Starting at the first line of the data, please print exactly those lines through the one that holds "['0.0', '0.5', '1.0', '1.5', '2.0', '2.5', '3.0'];", omitting every picture.

____________

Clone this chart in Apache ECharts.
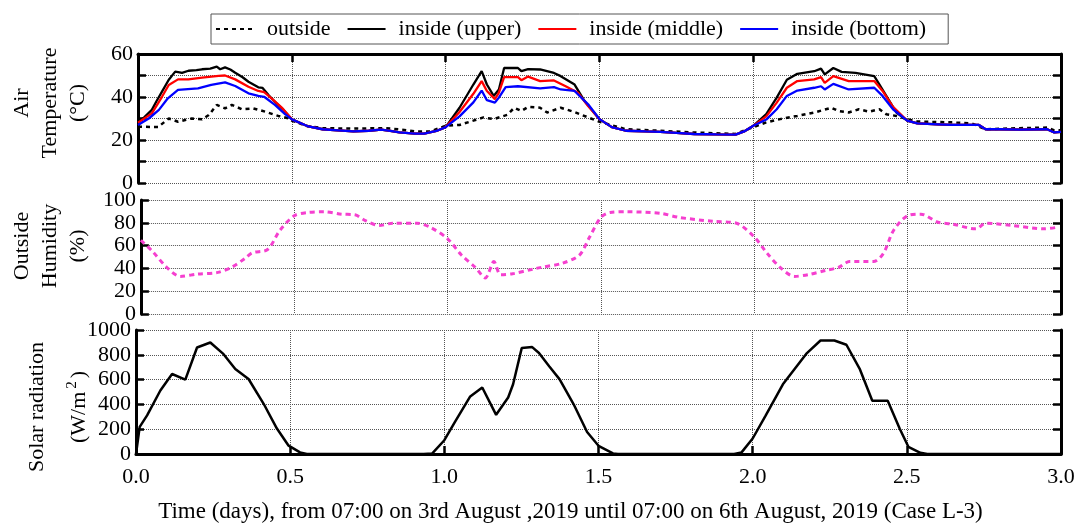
<!DOCTYPE html>
<html><head><meta charset="utf-8">
<script src="https://cdn.jsdelivr.net/npm/echarts@6/dist/echarts.min.js"></script>
<style>html,body{margin:0;padding:0;background:#fff}#c{width:1078px;height:524px}</style>
</head><body><div id="c"></div>
<script>
// ---- data: [time (days), value] ----
const legendNames = ['outside', 'inside (upper)', 'inside (middle)', 'inside (bottom)'];
const xTickLabels = ['0.0', '0.5', '1.0', '1.5', '2.0', '2.5', '3.0'];

const tempOutside = [[0,26.2],[0.065,26],[0.1,30],[0.13,28.5],[0.175,30],[0.208,29.6],[0.23,31.6],[0.256,36.3],[0.283,34.7],[0.305,36.3],[0.338,34.3],[0.375,34.7],[0.413,33.2],[0.456,31.2],[0.489,30.1],[0.5,29],
  [0.55,26.5],[0.6,25.5],[0.7,25.3],[0.8,25.5],[0.85,25],[0.9,24],[0.95,24],[1.0,26.6],
  [1.045,27],[1.09,29],[1.123,30.5],[1.156,29.7],[1.2,31.7],[1.223,35],[1.246,33.5],[1.268,35.4],[1.307,35],[1.33,32.8],[1.374,35],[1.419,33],[1.463,30.5],[1.5,28.5],
  [1.586,25],[1.697,24.3],[1.808,23.5],[1.942,22.8],[2.0,26],
  [2.042,28.2],[2.087,29.7],[2.143,31.2],[2.198,32.8],[2.254,35],[2.276,33.5],[2.31,32.8],[2.343,34.3],[2.376,33.2],[2.41,34.3],[2.432,32],[2.465,31.2],[2.5,29.7],
  [2.533,28.6],[2.644,28.2],[2.71,27.7],[2.755,25],[2.866,25.5],[2.955,25.8],[2.978,24.5],[3.0,24.5]];

const tempUpper = [[0,28.5],[0.02,30.5],[0.045,34],[0.06,38],[0.078,42.5],[0.1,48],[0.121,51.8],[0.135,51.5],[0.143,51.2],[0.164,52.2],[0.19,52.5],[0.208,52.9],[0.235,53.2],[0.256,54.1],[0.267,52.9],[0.283,53.8],[0.3,52.8],[0.316,51.3],[0.34,49.2],[0.359,47.1],[0.391,44.5],[0.405,44.2],[0.424,40.9],[0.445,37.8],[0.473,34],[0.5,29.6],
  [0.55,26.5],[0.6,25],[0.65,24.5],[0.7,24],[0.75,24.3],[0.79,24.8],[0.82,24.2],[0.85,23.5],[0.9,23],[0.93,23],[0.97,24.2],[1.0,26],
  [1.045,35],[1.09,45.8],[1.117,52],[1.134,45.8],[1.156,40.5],[1.173,43.5],[1.19,53.5],[1.235,53.5],[1.246,52],[1.268,53],[1.307,52.8],[1.352,51.2],[1.374,49.7],[1.419,45.8],[1.452,38],[1.5,29.7],
  [1.54,26],[1.586,24.3],[1.65,24],[1.697,23.8],[1.75,23.3],[1.808,22.8],[1.88,22.6],[1.942,22.5],[1.97,24],[2.0,26.6],
  [2.042,32],[2.076,39.7],[2.109,48],[2.143,50.8],[2.198,52],[2.22,53.2],[2.232,50.5],[2.26,53.5],[2.287,51.7],[2.332,51.2],[2.393,49.7],[2.41,45.8],[2.443,38],[2.465,32.8],[2.5,29],
  [2.533,27.7],[2.6,27.3],[2.644,27],[2.733,27],[2.755,25],[2.8,25],[2.866,24.8],[2.955,25],[2.978,23.5],[3.0,23.8]];

const tempMiddle = [[0,28],[0.045,32.4],[0.078,40.1],[0.1,45.6],[0.13,48.2],[0.164,48.2],[0.208,49],[0.262,49.8],[0.283,50],[0.316,48.2],[0.359,44.8],[0.391,42.8],[0.41,42.3],[0.434,39.4],[0.47,34.7],[0.5,29.6],
  [0.55,26.5],[0.6,25],[0.65,24.5],[0.7,24],[0.75,24.3],[0.79,24.8],[0.82,24.2],[0.85,23.5],[0.9,23],[0.93,23],[0.97,24.2],[1.0,26],
  [1.045,33],[1.09,41.5],[1.117,47.4],[1.134,42.8],[1.16,39],[1.173,42],[1.19,49.2],[1.235,49.2],[1.246,47.8],[1.268,49.5],[1.307,47.4],[1.352,47.7],[1.39,45],[1.43,42],[1.463,35.8],[1.5,29.7],
  [1.54,26],[1.586,24.3],[1.65,24],[1.697,23.8],[1.75,23.3],[1.808,22.8],[1.88,22.6],[1.942,22.5],[1.97,24],[2.0,26.6],
  [2.042,31],[2.076,37.4],[2.109,44.3],[2.143,47.4],[2.198,48.2],[2.22,49.2],[2.232,46.6],[2.26,49.7],[2.31,47.4],[2.393,47.4],[2.42,42.8],[2.454,35.4],[2.5,29],
  [2.533,27.7],[2.6,27.3],[2.644,27],[2.733,27],[2.755,25],[2.8,25],[2.866,24.8],[2.955,25],[2.978,23.5],[3.0,23.8]];

const tempBottom = [[0,27],[0.035,30],[0.068,34],[0.097,39.4],[0.13,43.3],[0.162,43.7],[0.195,44],[0.238,45.6],[0.283,46.8],[0.316,45.1],[0.359,41.7],[0.391,40.5],[0.41,40.1],[0.445,36.3],[0.478,32],[0.5,29.6],
  [0.55,26.5],[0.6,25],[0.65,24.5],[0.7,24],[0.75,24.3],[0.79,24.8],[0.82,24.2],[0.85,23.5],[0.9,23],[0.93,23],[0.97,24.2],[1.0,26],
  [1.045,31],[1.09,37.5],[1.117,43],[1.134,38.5],[1.16,37.4],[1.173,39.7],[1.195,44.6],[1.235,45],[1.307,44],[1.352,44.6],[1.374,43.5],[1.419,42.8],[1.463,36.6],[1.5,29.7],
  [1.54,26],[1.586,24.3],[1.65,24],[1.697,23.8],[1.75,23.3],[1.808,22.8],[1.88,22.6],[1.942,22.5],[1.97,24],[2.0,26.6],
  [2.042,29.5],[2.076,34.3],[2.109,40.5],[2.143,43],[2.198,44.3],[2.22,45],[2.232,43.5],[2.26,46.1],[2.31,43.5],[2.393,44.3],[2.42,40.5],[2.454,34.3],[2.5,29],
  [2.533,27.7],[2.6,27.3],[2.644,27],[2.733,27],[2.755,25],[2.8,25],[2.866,24.8],[2.955,25],[2.978,23.5],[3.0,23.8]];

const humidity = [[0.0,64.7],[0.039,54.6],[0.084,41],[0.128,33],[0.184,35],[0.251,36.5],[0.296,41],[0.34,48.9],[0.363,53.7],[0.413,56.6],[0.453,73.3],[0.5,86.2],[0.542,89],[0.598,89.7],[0.654,87.6],[0.698,87],[0.732,81.9],[0.777,77.6],[0.821,79.6],[0.9,79.6],[0.944,76],
  [1.0,66],[1.045,51.7],[1.09,41],[1.123,31.6],[1.151,46],[1.173,34.5],[1.212,35.3],[1.279,39.4],[1.307,41],[1.374,44.5],[1.43,51.7],[1.463,67.5],[1.5,84.8],[1.53,89],[1.586,89.7],[1.697,88.2],[1.753,84.8],[1.864,81.3],[1.942,79.6],
  [2.0,67.5],[2.042,53.2],[2.087,40.2],[2.131,33],[2.176,34.5],[2.232,38.2],[2.276,41],[2.31,46],[2.388,46],[2.421,53.2],[2.454,73.3],[2.5,86.2],[2.543,87.6],[2.599,80.5],[2.644,79],[2.722,74.7],[2.755,79.6],[2.844,77.6],[2.944,74.7],[2.989,76.1]];

const solar = [[0,0],[0.012,219],[0.036,312],[0.079,512],[0.117,645],[0.16,600],[0.198,859],[0.241,899],[0.284,805],[0.322,685],[0.365,605],[0.414,405],[0.457,205],[0.495,67],[0.532,13],[0.554,0],
  [0.933,0],[0.961,5],[1.0,111],[1.034,257],[1.084,464],[1.123,536],[1.168,316],[1.207,456],[1.223,562],[1.251,854],[1.285,862],[1.307,814],[1.34,708],[1.374,602],[1.419,403],[1.463,178],[1.5,66],[1.547,5],[1.563,0],
  [1.94,0],[1.964,13],[2.0,125],[2.042,310],[2.098,562],[2.176,814],[2.22,915],[2.265,915],[2.304,881],[2.348,682],[2.388,430],[2.438,430],[2.477,204],[2.505,58],[2.544,10],[2.566,0],[3.0,0]];

// ---- chart ----
const FONT = 'Liberation Serif';
const gridLine = {show: true, lineStyle: {type: 'dotted', color: '#555', width: 1}};
const thickLine = {show: true, onZero: false, lineStyle: {color: '#000', width: 3}};
const inTick = {show: true, inside: true, length: 8, lineStyle: {color: '#000', width: 2.5}};
const labelStyle = {fontFamily: FONT, fontSize: 22, color: '#000'};

function xAx(i, extra) {
  return Object.assign({type: 'value', gridIndex: i, min: 0, max: 3, interval: 0.5, splitLine: gridLine,
    axisLine: {show: false}, axisTick: {show: false}, axisLabel: {show: false}}, extra);
}
function yPair(i, max, interval, fmt, name, nameGap, nameStyle, extra) {
  return [
    Object.assign({type: 'value', gridIndex: i, position: 'left', min: 0, max: max, interval: interval,
     axisLine: thickLine, axisTick: inTick, splitLine: gridLine,
     axisLabel: Object.assign({margin: 5, formatter: fmt}, labelStyle),
     name: name, nameLocation: 'middle', nameGap: nameGap,
     nameTextStyle: Object.assign({lineHeight: 28}, labelStyle, nameStyle)}, extra || {}),
    {type: 'value', gridIndex: i, position: 'right', min: 0, max: max, interval: interval,
     axisLine: thickLine, axisTick: inTick, splitLine: {show: false}, axisLabel: {show: false}}
  ];
}

const option = {
  animation: false,
  backgroundColor: '#fff',
  legend: {
    data: legendNames, left: 211, top: 14, itemWidth: 38, itemHeight: 14, itemGap: 16,
    borderColor: '#555', borderWidth: 1, borderRadius: 0, padding: [4, 22, 4, 4],
    selectedMode: false,
    itemStyle: {opacity: 0},
    textStyle: Object.assign({padding: [0, 0, 0, 8]}, labelStyle)
  },
  grid: [
    {left: 136, right: 17, top: 54, height: 129},
    {left: 136, right: 17, top: 200, height: 114},
    {left: 136, right: 17, top: 330, height: 125}
  ],
  xAxis: [
    xAx(0, {position: 'top', axisLine: thickLine, axisTick: inTick}),
    xAx(1, {}),
    xAx(2, {position: 'bottom', axisLine: thickLine, axisTick: inTick,
      axisLabel: Object.assign({show: true, margin: 12, formatter: v => xTickLabels[Math.round(v * 2)]}, labelStyle),
      name: 'Time (days), from 07:00 on 3rd August ,2019 until 07:00 on 6th August, 2019 (Case L-3)',
      nameLocation: 'middle', nameGap: 46,
      nameTextStyle: Object.assign({}, labelStyle, {fontSize: 23, padding: [0, 56, 0, 0]})})
  ],
  yAxis: [].concat(
    yPair(0, 60, 10, v => (v % 20 === 0 ? String(v) : ''), 'Air\nTemperature\n(°C)', 46, {padding: [0, 0, 0, 31]}),
    yPair(1, 100, 20, v => String(v), 'Outside\nHumidity\n(%)', 46, {padding: [0, 0, 0, 22]}),
    yPair(2, 1000, 200, v => String(v), 'Solar radiation\n{u|(W/m}{s|2}{u|)}', 46, {
      padding: [0, 30, 0, 0], lineHeight: 30,
      rich: {
        u: {fontFamily: FONT, fontSize: 22, color: '#000', lineHeight: 38, verticalAlign: 'bottom'},
        s: {fontFamily: FONT, fontSize: 15, color: '#000', lineHeight: 38, verticalAlign: 'bottom', padding: [0, 3, 10, 3]}
      }}, {nameMoveOverlap: false})
  ),
  series: [
    {name: 'outside', type: 'line', xAxisIndex: 0, yAxisIndex: 0, data: tempOutside, symbol: 'none',
     lineStyle: {color: '#000', width: 2.5, type: [4, 4]}, itemStyle: {color: '#000'}},
    {name: 'inside (upper)', type: 'line', xAxisIndex: 0, yAxisIndex: 0, data: tempUpper, symbol: 'none',
     lineStyle: {color: '#000', width: 2.3}, itemStyle: {color: '#000'}},
    {name: 'inside (middle)', type: 'line', xAxisIndex: 0, yAxisIndex: 0, data: tempMiddle, symbol: 'none',
     lineStyle: {color: '#f00', width: 2.3}, itemStyle: {color: '#f00'}},
    {name: 'inside (bottom)', type: 'line', xAxisIndex: 0, yAxisIndex: 0, data: tempBottom, symbol: 'none',
     lineStyle: {color: '#00f', width: 2.3}, itemStyle: {color: '#00f'}},
    {name: 'humidity', type: 'line', xAxisIndex: 1, yAxisIndex: 2, data: humidity, symbol: 'none', smooth: 0.3,
     lineStyle: {color: '#f53fcf', width: 3, type: [5, 4]}},
    {name: 'solar', type: 'line', xAxisIndex: 2, yAxisIndex: 4, data: solar, symbol: 'none',
     lineStyle: {color: '#000', width: 2.5}}
  ]
};
const chart = echarts.init(document.getElementById('c'), null, {renderer: 'canvas'});
chart.setOption(option);
</script></body></html>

____________

**THE REPLY**
Clone this chart in Apache ECharts.
<!DOCTYPE html>
<html><head><meta charset="utf-8">
<script src="https://cdn.jsdelivr.net/npm/echarts@6/dist/echarts.min.js"></script>
<style>html,body{margin:0;padding:0;background:#fff}#c{width:1078px;height:524px}</style>
</head><body><div id="c"></div>
<script>
// ---- data: [time (days), value] ----
const legendNames = ['outside', 'inside (upper)', 'inside (middle)', 'inside (bottom)'];
const xTickLabels = ['0.0', '0.5', '1.0', '1.5', '2.0', '2.5', '3.0'];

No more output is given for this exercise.